1. Pursuant to the direction given by the High Court on November 18, 1977 (see ) in I. T. C. No. 113 and I. T. C. No. 114 of 1977, the Income-tax Appellate Tribunal, Amritsar, referred the following question for the opinion of the High Court :
' Whether, on the facts and in the circumstances prevailing for the assessment years 1969-70 and 1970-71, the Tribunal was justified in cancelling the penalties imposed of- Rs. 1,86,163 and Rs. 2,26,617 by following its earlier order in respect of the similar penalties imposed for the assessment years 1967-68 and 1968-69 and thus concluding that the assessee was not guilty of any wilful concealment of its income ?'
2. The assessee is a private limited company carrying on business in the manufacture of electrical switches and plugs. The company was incorporated on April 22, 1964. It took over the business which was being carried on in the name of Kay Engineering Co. On April 1, 1965, the company appointed Kay Engineering Sales Corporation as their sole selling agent. It was agreed that the sole selling agent will receive commission at the rate of five per cent. on the net sale of the products manufactured by the company after deducting trade discounts, freight, sales tax, distributor's commission, etc. For the assessment year 1969-70, the assessee claimed a benefit of commission of Rs. 1,86,163 allegedly paid to the sole selling agent. For the assessment year 1970-71, the assessee claimed that commission amounting to Rs. 2,26,617 was paid to the sole selling agent. The Income-tax Officer did not allow the deduction in respect of the commission allegedly paid by the assessee to the sole selling agent. He also initiated penalty proceedings under Section 271(1)(c) of the Income-tax Act, 1961 (for short, 'the Act'), and referred the case to the Inspecting Assistant Commissioner under Section 274(2) of the Act. The said authority imposed penalty equal to the amount of commission claimed by the assessee for the assessment years 1969-70 and 1970-71. The appeals filed by the assessee were allowed by the Income-tax Appellate Tribunal, vide its order dated August 7, 1976. While accepting the appeals of the assessee, the Tribunal placed reliance on its earlier order dated March 24, 1976, passed in respect of the assessment years 1967-68 and 1968-69.

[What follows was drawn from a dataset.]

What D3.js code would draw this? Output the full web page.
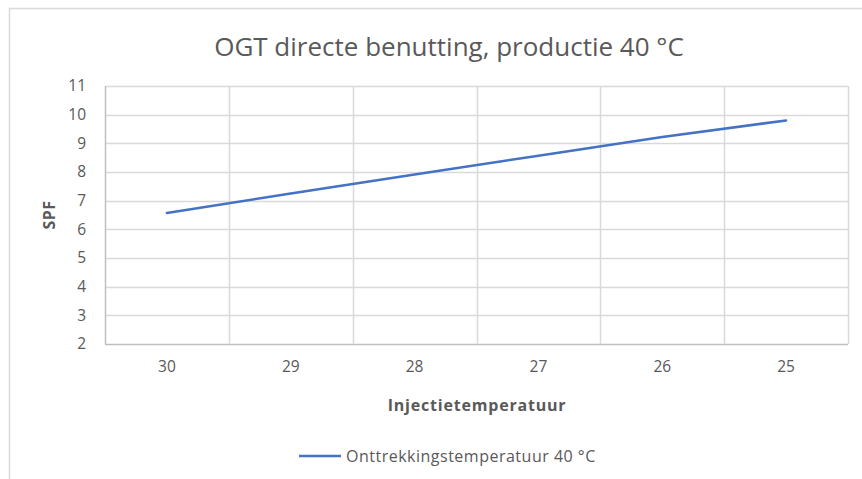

3. At the commencement of the hearing, Sri N. K. Sood, learned counsel for the assessee, brought to our notice the fact that the main case relating to the amount of commission paid to the sole selling agent was still pending before the authorities constituted under the Act because the Tribunal has remanded the case to the appellate authority and after a fresh decision was rendered by the appellate authority, the Tribunal again remanded the case to the said authority by accepting the appeals preferred by the assessee. He submitted that when the question of deduction of commission is still pending consideration before the appellate authority, no question of law relating to the power of the competent authority to impose penalty deserves to be considered by the court and these petitions should be decided without answering the question posed by the Tribunal. On the other hand, learned counsel for the Department argued that in view of the order dated November 18, 1977, passed by this court it is not now open for the court to decline to answer the question of law referred to it by the Tribunal. He, however, conceded that the issue relating to the quantum of commission payable to the sole selling agent is pending adjudication before the appellate authority.
4. In view of the admitted fact that the issue relating to the quantum of commission payable to the sole selling agent of the assessee, is still undecided, determination of the question of law called for by this court would be a futile exercise. In our considered opinion, the question referred to this court by the Tribunal on February 23, 1978, does not deserve to be answered because in fact no such question arises in the facts and circumstances of this case.
5. For the aforementioned reason, we dispose of these petitions without answering the question of law referred to by the Tribunal. However, it is made clear that once the appellate authority decides the matter afresh in the light of the directions given by the Tribunal, the parties shall be entitled to avail of the remedies available to them by way of further appeals and then by filing applications under Section 250(1) or 250(2) of the Act.